In fact, you only have to consult MLB’s official rules to see just how seriously MLB takes intentionally throwing at a batter: Rule 8.02(a) governs intentionally modifying the ball to gain an advantage. The mandatory penalty for doing so? Automatic ejection from the game and a 10-game suspension. Rule 8.02(d) governs intentionally throwing at a batter, but there’s no penalty specified. The only comment in this section of note is that throwing at a batter’s head is “condemned by everybody.”
Except it’s not condemned by everybody. Far from it. Take the former Arizona Diamondbacks general manager Kevin Towers, who kept his job for a year—and was celebrated in some corners—after explicitly endorsing hitting more batters with pitches. If you didn’t want to assault a fellow human being? Per Towers, “There’s ways to get you out of here. If you don’t follow suit or you don’t feel comfortable doing it, you probably don’t belong in a Diamondbacks uniform.” Towers was later dismissed as GM, but the fact that the Diamondbacks offered him another position, and that Towers ultimately joined the Cincinnati Reds’ front office, is a good indication that his way of thinking by no means condemns a person in the way the MLB rules suggest.
In other words, the message sent is this: “Throw at batters all you want and we’ll shrug it off, but don’t you dare doctor the baseball. Oh, and if you’re throwing at someone, take care not to hit them in the head. We don’t really know what we’ll do if you do it, but we’ll condemn the practice!”
The sentiment of “don’t hit people in the head” is a nice one, though it’s rather limited. Aside from the nebulous punishment associated with headhunting, pitchers trying to hit a batter don’t have very good aim. Pitchers train to throw at or around the strike zone, so preparing to throw a ball at a batter is an unnatural motion and has a wide variety of outcomes. It’s why you see pitchers throw behind batters when trying to hit them—they’re used to throwing strikes, not hitting people. So it’s not unreasonable to think that a pitcher might intentionally throw at a less-critical body part, miss, and end up hitting the head by mistake. It’s why Jim Bouton wrote in 1970’s Ball Four that he wouldn’t throw at a batter—there was too much risk involved. It’s why the pitcher and author Dirk Hayhurst, 40 years later, expressed the same sentiment. If you throw at a batter, there’s a very high risk of something terrible happening.
Given that executives like Towers think throwing at batters is acceptable—perhaps even laudable—there unfortunately needs to be a reason other than “assault is bad” to stop the practice. Owners, who invest an enormous amount of money in their best players, need to recognize the threat that intentional hit-by-pitches pose to their investments. Take the 2013 National League Most Valuable Player Andrew McCutchen, who was intentionally hit in the back in 2014 and went on the disabled list soon thereafter with ongoing rib issues.

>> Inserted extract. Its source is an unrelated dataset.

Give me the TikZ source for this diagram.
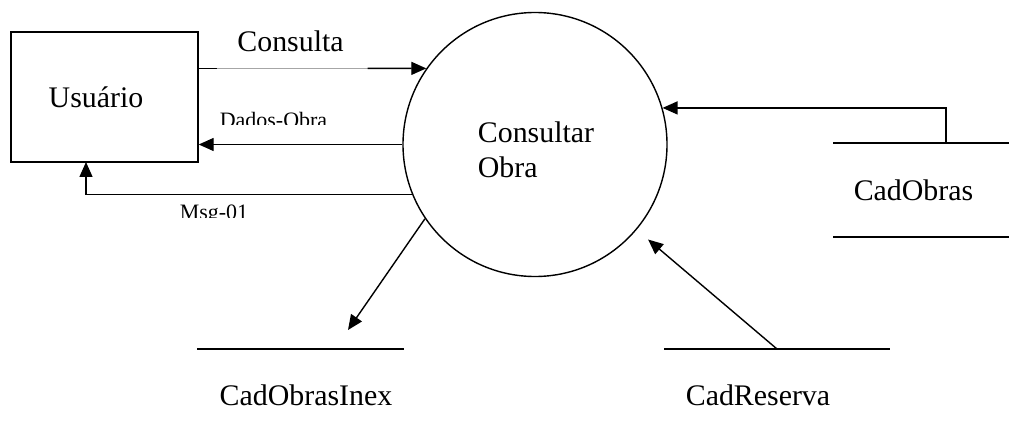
\documentclass[tikz,border=0pt]{standalone}
\usepackage{fontspec}
\setmainfont{Liberation Serif}
\usetikzlibrary{arrows.meta}

\begin{document}
\begin{tikzpicture}[scale=0.2, line width=0.8pt,
  flow/.style={-{Triangle[length=0.3cm,width=0.26cm]}},
  big/.style={font=\fontsize{17}{20}\selectfont},
  small/.style={font=\fontsize{12.5}{14}\selectfont}]
\tikzstyle{every node}+=[inner sep=0pt]
\useasboundingbox (0,0) rectangle (100.9,-43.8);
% entidade e processo
\node [draw, minimum width=3.74cm, minimum height=2.6cm] (user) at (10.45,-9.7) {};
\node [big] (userlbl) at (9.6,-9.7) {Usuário};
\node [draw, circle, minimum size=5.28cm] (proc) at (53.5,-14.45) {};
\node [big, align=left] (proclbl) at (53.6,-15.0) {Consultar\\Obra};
% depositos
\draw (83.3,-14.3) -- (100.9,-14.3);
\draw (83.3,-23.7) -- (100.9,-23.7);
\node [big, anchor=base] (obras) at (91.35,-20.0) {CadObras};
\draw (19.7,-34.9) -- (40.4,-34.9);
\node [big, anchor=base] (inex) at (30.6,-40.5) {CadObrasInex};
\draw (66.4,-34.9) -- (89.0,-34.9);
\node [big, anchor=base] (reserva) at (75.8,-40.5) {CadReserva};
\coordinate (obrasOut) at (94.6,-14.3);
\coordinate (reservaOut) at (77.7,-34.9);
\coordinate (inexIn) at (34.8,-33.0);
\coordinate (msgUp) at (8.6,-16.2);
% fluxos
\node [big, anchor=base] (consulta) at (29.05,-5.15) {Consulta};
\draw (proc.145 -| user.east) -- ++(1.8,0) coordinate (c1);
\draw [gray!70, line width=0.5pt] (c1) -- ++(15.1,0) coordinate (c2);
\draw [flow] (c2) -- (proc.145);
\begin{scope}
\clip (15,-10) rectangle (40,-12.45);
\node [small, anchor=base] (dados) at (27.35,-12.75) {Dados-Obra};
\end{scope}
\draw [flow] (proc.west) -- (proc.west -| user.east);
\begin{scope}
\clip (15,-19.8) rectangle (30,-21.7);
\node [small, anchor=base] (msg) at (21.4,-21.95) {Msg-01};
\end{scope}
\draw [flow] (proc.202) -| (msgUp);
\draw [flow] (obrasOut) |- (proc.16);
\draw [flow, shorten >=0.3cm] (reservaOut) -- (proc.-40);
\draw [flow] (proc.214) -- (inexIn);
\end{tikzpicture}
\end{document}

Or last year’s MVP runner-up Giancarlo Stanton, who was unintentionally hit in the face by a pitch, breaking his jaw and causing him to miss most of September's games. A player, however talented, is still just a mortal, and when you hit him with a baseball, he’s liable to get injured. Stanton signed a $325 million, 13-year contract this past offseason; it would be foolish not to do everything possible to protect him from further injury.